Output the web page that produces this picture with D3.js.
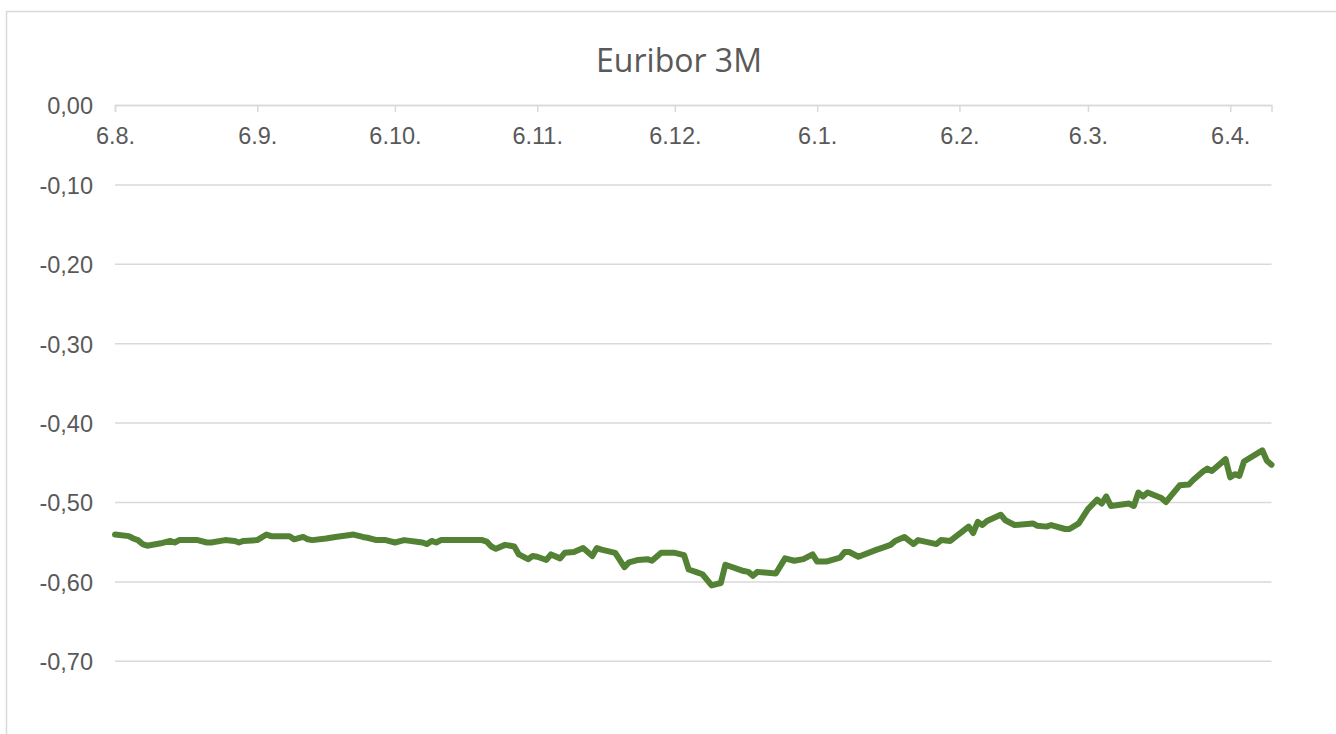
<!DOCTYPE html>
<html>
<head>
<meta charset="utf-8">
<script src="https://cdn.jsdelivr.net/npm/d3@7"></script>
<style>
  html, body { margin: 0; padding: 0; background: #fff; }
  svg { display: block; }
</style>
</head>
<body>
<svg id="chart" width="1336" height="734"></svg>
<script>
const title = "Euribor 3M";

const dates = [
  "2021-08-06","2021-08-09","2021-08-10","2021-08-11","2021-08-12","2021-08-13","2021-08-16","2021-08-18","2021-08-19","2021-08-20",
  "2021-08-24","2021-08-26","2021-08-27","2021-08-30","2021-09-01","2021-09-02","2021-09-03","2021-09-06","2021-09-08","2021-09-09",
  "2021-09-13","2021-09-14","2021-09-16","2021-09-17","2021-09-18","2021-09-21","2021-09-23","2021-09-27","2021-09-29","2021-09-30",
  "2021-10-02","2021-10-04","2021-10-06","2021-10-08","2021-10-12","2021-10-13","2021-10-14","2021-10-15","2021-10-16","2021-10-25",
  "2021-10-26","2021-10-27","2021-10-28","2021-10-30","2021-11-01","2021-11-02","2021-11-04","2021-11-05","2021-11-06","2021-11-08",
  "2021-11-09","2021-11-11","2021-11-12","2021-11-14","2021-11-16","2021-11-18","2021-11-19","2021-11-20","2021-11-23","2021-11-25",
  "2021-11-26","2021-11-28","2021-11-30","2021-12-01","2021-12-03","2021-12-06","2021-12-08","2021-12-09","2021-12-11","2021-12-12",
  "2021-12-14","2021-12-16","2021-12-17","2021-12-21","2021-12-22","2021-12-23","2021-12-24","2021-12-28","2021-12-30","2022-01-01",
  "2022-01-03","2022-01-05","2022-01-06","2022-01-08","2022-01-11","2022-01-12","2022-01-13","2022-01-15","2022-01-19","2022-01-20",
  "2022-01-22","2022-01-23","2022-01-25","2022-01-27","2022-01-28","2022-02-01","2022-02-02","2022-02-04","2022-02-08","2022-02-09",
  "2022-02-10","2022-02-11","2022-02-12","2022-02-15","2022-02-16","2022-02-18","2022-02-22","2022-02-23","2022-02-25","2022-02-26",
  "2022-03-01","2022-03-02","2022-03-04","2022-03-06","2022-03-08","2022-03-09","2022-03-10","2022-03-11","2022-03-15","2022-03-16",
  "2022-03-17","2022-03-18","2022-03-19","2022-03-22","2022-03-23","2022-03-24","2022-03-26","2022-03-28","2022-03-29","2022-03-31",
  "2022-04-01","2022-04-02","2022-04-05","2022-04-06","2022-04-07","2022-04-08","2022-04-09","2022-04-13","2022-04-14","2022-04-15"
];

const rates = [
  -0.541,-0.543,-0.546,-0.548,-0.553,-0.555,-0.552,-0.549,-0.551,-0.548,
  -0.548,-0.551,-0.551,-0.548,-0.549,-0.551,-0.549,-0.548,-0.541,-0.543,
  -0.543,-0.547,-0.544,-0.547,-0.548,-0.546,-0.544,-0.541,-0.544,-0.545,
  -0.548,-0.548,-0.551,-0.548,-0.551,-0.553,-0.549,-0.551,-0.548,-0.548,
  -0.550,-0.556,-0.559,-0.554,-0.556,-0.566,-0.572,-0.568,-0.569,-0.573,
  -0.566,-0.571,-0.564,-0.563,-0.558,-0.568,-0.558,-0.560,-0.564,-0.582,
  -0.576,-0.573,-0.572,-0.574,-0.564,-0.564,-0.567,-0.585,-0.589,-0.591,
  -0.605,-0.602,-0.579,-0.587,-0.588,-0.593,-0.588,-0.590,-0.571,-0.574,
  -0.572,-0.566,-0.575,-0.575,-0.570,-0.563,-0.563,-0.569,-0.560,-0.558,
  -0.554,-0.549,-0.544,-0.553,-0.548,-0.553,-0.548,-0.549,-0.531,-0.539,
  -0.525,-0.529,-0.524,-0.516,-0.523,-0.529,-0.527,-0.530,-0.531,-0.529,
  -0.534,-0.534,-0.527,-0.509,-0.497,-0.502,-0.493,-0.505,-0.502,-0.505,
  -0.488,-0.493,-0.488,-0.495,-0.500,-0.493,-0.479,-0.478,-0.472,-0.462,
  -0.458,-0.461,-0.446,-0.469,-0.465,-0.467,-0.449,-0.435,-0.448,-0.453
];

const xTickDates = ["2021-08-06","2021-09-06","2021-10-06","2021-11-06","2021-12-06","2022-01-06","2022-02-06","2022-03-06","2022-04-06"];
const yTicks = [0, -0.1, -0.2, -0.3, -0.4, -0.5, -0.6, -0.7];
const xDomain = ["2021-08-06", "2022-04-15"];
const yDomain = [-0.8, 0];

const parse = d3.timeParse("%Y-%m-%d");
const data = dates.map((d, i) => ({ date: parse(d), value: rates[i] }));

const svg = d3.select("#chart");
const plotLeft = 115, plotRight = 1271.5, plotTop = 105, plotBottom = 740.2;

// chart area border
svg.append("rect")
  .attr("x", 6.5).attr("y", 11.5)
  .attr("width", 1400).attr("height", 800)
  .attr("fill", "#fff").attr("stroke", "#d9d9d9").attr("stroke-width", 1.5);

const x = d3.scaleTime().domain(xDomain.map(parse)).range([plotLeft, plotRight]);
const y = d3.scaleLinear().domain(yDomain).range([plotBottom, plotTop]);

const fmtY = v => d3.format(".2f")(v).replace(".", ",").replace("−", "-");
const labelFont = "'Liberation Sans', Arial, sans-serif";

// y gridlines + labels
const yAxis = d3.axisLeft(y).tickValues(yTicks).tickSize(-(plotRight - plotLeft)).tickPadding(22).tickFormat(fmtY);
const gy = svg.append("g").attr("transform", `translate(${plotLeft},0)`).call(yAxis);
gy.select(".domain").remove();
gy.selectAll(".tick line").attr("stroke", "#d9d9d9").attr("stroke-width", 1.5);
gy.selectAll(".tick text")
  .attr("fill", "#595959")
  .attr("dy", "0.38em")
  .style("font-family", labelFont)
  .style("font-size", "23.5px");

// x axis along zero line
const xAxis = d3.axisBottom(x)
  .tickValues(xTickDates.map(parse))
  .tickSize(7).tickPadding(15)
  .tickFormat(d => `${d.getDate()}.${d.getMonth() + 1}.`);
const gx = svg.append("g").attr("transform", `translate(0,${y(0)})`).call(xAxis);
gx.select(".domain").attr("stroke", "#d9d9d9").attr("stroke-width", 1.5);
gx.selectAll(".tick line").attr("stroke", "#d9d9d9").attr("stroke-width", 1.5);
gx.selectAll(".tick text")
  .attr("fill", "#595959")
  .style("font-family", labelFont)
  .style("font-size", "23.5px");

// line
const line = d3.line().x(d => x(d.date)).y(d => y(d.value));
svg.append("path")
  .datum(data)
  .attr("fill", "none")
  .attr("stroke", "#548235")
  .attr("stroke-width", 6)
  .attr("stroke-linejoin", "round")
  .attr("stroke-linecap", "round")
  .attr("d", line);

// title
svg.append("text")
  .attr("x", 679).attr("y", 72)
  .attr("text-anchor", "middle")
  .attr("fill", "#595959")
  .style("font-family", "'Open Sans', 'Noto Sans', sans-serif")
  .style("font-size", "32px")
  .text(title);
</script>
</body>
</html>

> **What is being asked**
Reproduce the whole listing above word for word, but not its pictures.

> **Expected answer**
Output the web page that produces this picture with D3.js.
<!DOCTYPE html>
<html>
<head>
<meta charset="utf-8">
<script src="https://cdn.jsdelivr.net/npm/d3@7"></script>
<style>
  html, body { margin: 0; padding: 0; background: #fff; }
  svg { display: block; }
</style>
</head>
<body>
<svg id="chart" width="1336" height="734"></svg>
<script>
const title = "Euribor 3M";

const dates = [
  "2021-08-06","2021-08-09","2021-08-10","2021-08-11","2021-08-12","2021-08-13","2021-08-16","2021-08-18","2021-08-19","2021-08-20",
  "2021-08-24","2021-08-26","2021-08-27","2021-08-30","2021-09-01","2021-09-02","2021-09-03","2021-09-06","2021-09-08","2021-09-09",
  "2021-09-13","2021-09-14","2021-09-16","2021-09-17","2021-09-18","2021-09-21","2021-09-23","2021-09-27","2021-09-29","2021-09-30",
  "2021-10-02","2021-10-04","2021-10-06","2021-10-08","2021-10-12","2021-10-13","2021-10-14","2021-10-15","2021-10-16","2021-10-25",
  "2021-10-26","2021-10-27","2021-10-28","2021-10-30","2021-11-01","2021-11-02","2021-11-04","2021-11-05","2021-11-06","2021-11-08",
  "2021-11-09","2021-11-11","2021-11-12","2021-11-14","2021-11-16","2021-11-18","2021-11-19","2021-11-20","2021-11-23","2021-11-25",
  "2021-11-26","2021-11-28","2021-11-30","2021-12-01","2021-12-03","2021-12-06","2021-12-08","2021-12-09","2021-12-11","2021-12-12",
  "2021-12-14","2021-12-16","2021-12-17","2021-12-21","2021-12-22","2021-12-23","2021-12-24","2021-12-28","2021-12-30","2022-01-01",
  "2022-01-03","2022-01-05","2022-01-06","2022-01-08","2022-01-11","2022-01-12","2022-01-13","2022-01-15","2022-01-19","2022-01-20",
  "2022-01-22","2022-01-23","2022-01-25","2022-01-27","2022-01-28","2022-02-01","2022-02-02","2022-02-04","2022-02-08","2022-02-09",
  "2022-02-10","2022-02-11","2022-02-12","2022-02-15","2022-02-16","2022-02-18","2022-02-22","2022-02-23","2022-02-25","2022-02-26",
  "2022-03-01","2022-03-02","2022-03-04","2022-03-06","2022-03-08","2022-03-09","2022-03-10","2022-03-11","2022-03-15","2022-03-16",
  "2022-03-17","2022-03-18","2022-03-19","2022-03-22","2022-03-23","2022-03-24","2022-03-26","2022-03-28","2022-03-29","2022-03-31",
  "2022-04-01","2022-04-02","2022-04-05","2022-04-06","2022-04-07","2022-04-08","2022-04-09","2022-04-13","2022-04-14","2022-04-15"
];

const rates = [
  -0.541,-0.543,-0.546,-0.548,-0.553,-0.555,-0.552,-0.549,-0.551,-0.548,
  -0.548,-0.551,-0.551,-0.548,-0.549,-0.551,-0.549,-0.548,-0.541,-0.543,
  -0.543,-0.547,-0.544,-0.547,-0.548,-0.546,-0.544,-0.541,-0.544,-0.545,
  -0.548,-0.548,-0.551,-0.548,-0.551,-0.553,-0.549,-0.551,-0.548,-0.548,
  -0.550,-0.556,-0.559,-0.554,-0.556,-0.566,-0.572,-0.568,-0.569,-0.573,
  -0.566,-0.571,-0.564,-0.563,-0.558,-0.568,-0.558,-0.560,-0.564,-0.582,
  -0.576,-0.573,-0.572,-0.574,-0.564,-0.564,-0.567,-0.585,-0.589,-0.591,
  -0.605,-0.602,-0.579,-0.587,-0.588,-0.593,-0.588,-0.590,-0.571,-0.574,
  -0.572,-0.566,-0.575,-0.575,-0.570,-0.563,-0.563,-0.569,-0.560,-0.558,
  -0.554,-0.549,-0.544,-0.553,-0.548,-0.553,-0.548,-0.549,-0.531,-0.539,
  -0.525,-0.529,-0.524,-0.516,-0.523,-0.529,-0.527,-0.530,-0.531,-0.529,
  -0.534,-0.534,-0.527,-0.509,-0.497,-0.502,-0.493,-0.505,-0.502,-0.505,
  -0.488,-0.493,-0.488,-0.495,-0.500,-0.493,-0.479,-0.478,-0.472,-0.462,
  -0.458,-0.461,-0.446,-0.469,-0.465,-0.467,-0.449,-0.435,-0.448,-0.453
];

const xTickDates = ["2021-08-06","2021-09-06","2021-10-06","2021-11-06","2021-12-06","2022-01-06","2022-02-06","2022-03-06","2022-04-06"];
const yTicks = [0, -0.1, -0.2, -0.3, -0.4, -0.5, -0.6, -0.7];
const xDomain = ["2021-08-06", "2022-04-15"];
const yDomain = [-0.8, 0];

const parse = d3.timeParse("%Y-%m-%d");
const data = dates.map((d, i) => ({ date: parse(d), value: rates[i] }));

const svg = d3.select("#chart");
const plotLeft = 115, plotRight = 1271.5, plotTop = 105, plotBottom = 740.2;

// chart area border
svg.append("rect")
  .attr("x", 6.5).attr("y", 11.5)
  .attr("width", 1400).attr("height", 800)
  .attr("fill", "#fff").attr("stroke", "#d9d9d9").attr("stroke-width", 1.5);

const x = d3.scaleTime().domain(xDomain.map(parse)).range([plotLeft, plotRight]);
const y = d3.scaleLinear().domain(yDomain).range([plotBottom, plotTop]);

const fmtY = v => d3.format(".2f")(v).replace(".", ",").replace("−", "-");
const labelFont = "'Liberation Sans', Arial, sans-serif";

// y gridlines + labels
const yAxis = d3.axisLeft(y).tickValues(yTicks).tickSize(-(plotRight - plotLeft)).tickPadding(22).tickFormat(fmtY);
const gy = svg.append("g").attr("transform", `translate(${plotLeft},0)`).call(yAxis);
gy.select(".domain").remove();
gy.selectAll(".tick line").attr("stroke", "#d9d9d9").attr("stroke-width", 1.5);
gy.selectAll(".tick text")
  .attr("fill", "#595959")
  .attr("dy", "0.38em")
  .style("font-family", labelFont)
  .style("font-size", "23.5px");

// x axis along zero line
const xAxis = d3.axisBottom(x)
  .tickValues(xTickDates.map(parse))
  .tickSize(7).tickPadding(15)
  .tickFormat(d => `${d.getDate()}.${d.getMonth() + 1}.`);
const gx = svg.append("g").attr("transform", `translate(0,${y(0)})`).call(xAxis);
gx.select(".domain").attr("stroke", "#d9d9d9").attr("stroke-width", 1.5);
gx.selectAll(".tick line").attr("stroke", "#d9d9d9").attr("stroke-width", 1.5);
gx.selectAll(".tick text")
  .attr("fill", "#595959")
  .style("font-family", labelFont)
  .style("font-size", "23.5px");

// line
const line = d3.line().x(d => x(d.date)).y(d => y(d.value));
svg.append("path")
  .datum(data)
  .attr("fill", "none")
  .attr("stroke", "#548235")
  .attr("stroke-width", 6)
  .attr("stroke-linejoin", "round")
  .attr("stroke-linecap", "round")
  .attr("d", line);

// title
svg.append("text")
  .attr("x", 679).attr("y", 72)
  .attr("text-anchor", "middle")
  .attr("fill", "#595959")
  .style("font-family", "'Open Sans', 'Noto Sans', sans-serif")
  .style("font-size", "32px")
  .text(title);
</script>
</body>
</html>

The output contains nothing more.